Wednesday, September 30, 2009

Rainbow Connection

Last night I was talking to my roommate about kids music she could play for her kindergarten class that wouldn't be painful for her to listen to. I mentioned that Jason Mraz does a great cover of The Rainbow Connection from The Muppet Movie. She had never heard of The Rainbow Connection. I was shocked! So, I dedicate this post to her.



Also, here is the Jason Mraz cover.

Tuesday, September 29, 2009

On the Shelf

I don't like to read past the first few sentences of book jackets. I find the summaries frustrating, usually giving away far too much of plot of a book. In a slow book, one hundred pages into a story I wonder why I have bothered reading something that was eloquently summed up in a short paragraph on the back of a book. I like to see characters outlined in the way the author set out to do it, which in most cases is slowly.

I like the idea of a character to be exposed in pieces, like peeling back layers of an onion. Chapter one you meet Joe, chapter three you find out he lives alone, chapter five you find he is widower, chapter seven you discover his addiction, etc. Rather than the dust jacket which is likely to say; "Recently widowed, Joe lives alone, struggling with alcoholism." This is why when I picked up Love is a Four-Letter Word, I didn't really pick up on the theme of the short stories. I didn't read beyond the first few sentences in the jacket synopsis.

I knew the idea of the book was supposed to be love told from the other side. However, I didn't realize that all the first person narratives were going to take one of two veins. Either they would focus on a significant other who turns out to be a complete asshole and hurts the author or the narrator would be the one inflicting the hurt on their lover. I had picked Love is a Four-Letter Word thinking that some stories would be ultimately be redeeming, but this was not the case. In the end the reason I had picked up the book, focusing on the word love is what I walked away not wanting. I would only recommend picking up this book if you want to feel that nothing will ever quite work out.

Friday, September 25, 2009

Autumn Evening

Sometimes I feel myself slipping into a complete and utter funk. I wish I had the ability to sit down and just have a good cry and get over it, but I don't. I apt to wallow until I am able to kick my thoughts of despair.

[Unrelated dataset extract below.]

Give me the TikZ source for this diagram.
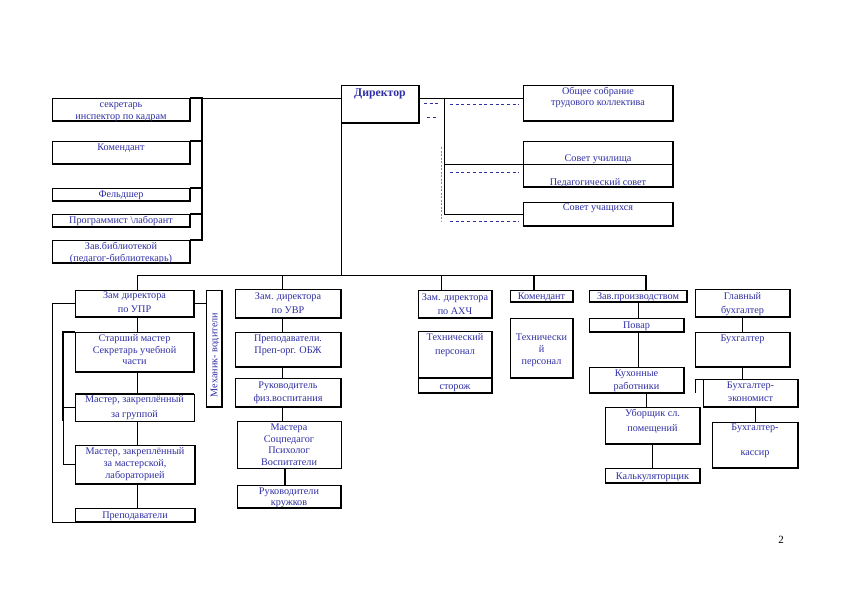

Last night I felt myself slipping. I thought in order to kick this mood, I would go watch a movie that I knew would make me cry. I thought crying about someone or something else might help put things in perspective. I chose "The Boys Are Back," the story of a sports journalist, Joe, played by Clive Owen, who finds himself being a single parent after his second wife dies of cancer. Joe has spent his life traveling the world covering sporting events arriving home to play with his six-year-old son and deliver "pressies," but has never had to really discipline his son. Joe's teenage son from his first marriage also arrives from overseas wanting to get to know the father he has only know from afar. Joe caves under the pressure of being a single parent to two boys he doesn't really know while dealing with own grief and non supportive in-laws.

Joe creates a "just say yes" philosophy, trying to make up for the loss of his wife and his inadequacies as a father. Ultimately, as you can imagine, this does not work. However, the film goes about showing this in a creative and non-cliched way. Joe seeks to build a family with his boys that will not crumble under the strain of everyday life.

In the end, this movie did not quite create the tears I thought it would. The story focuses on moving on with life rather than grieving. I walked away from the theater satisfied and in a little less of a funk.

Wednesday, September 23, 2009

Sideways by Citizen Cope



My lovely friends Sara and Jay used this song as their first dance at their wedding last week and now I can't get it out of my head.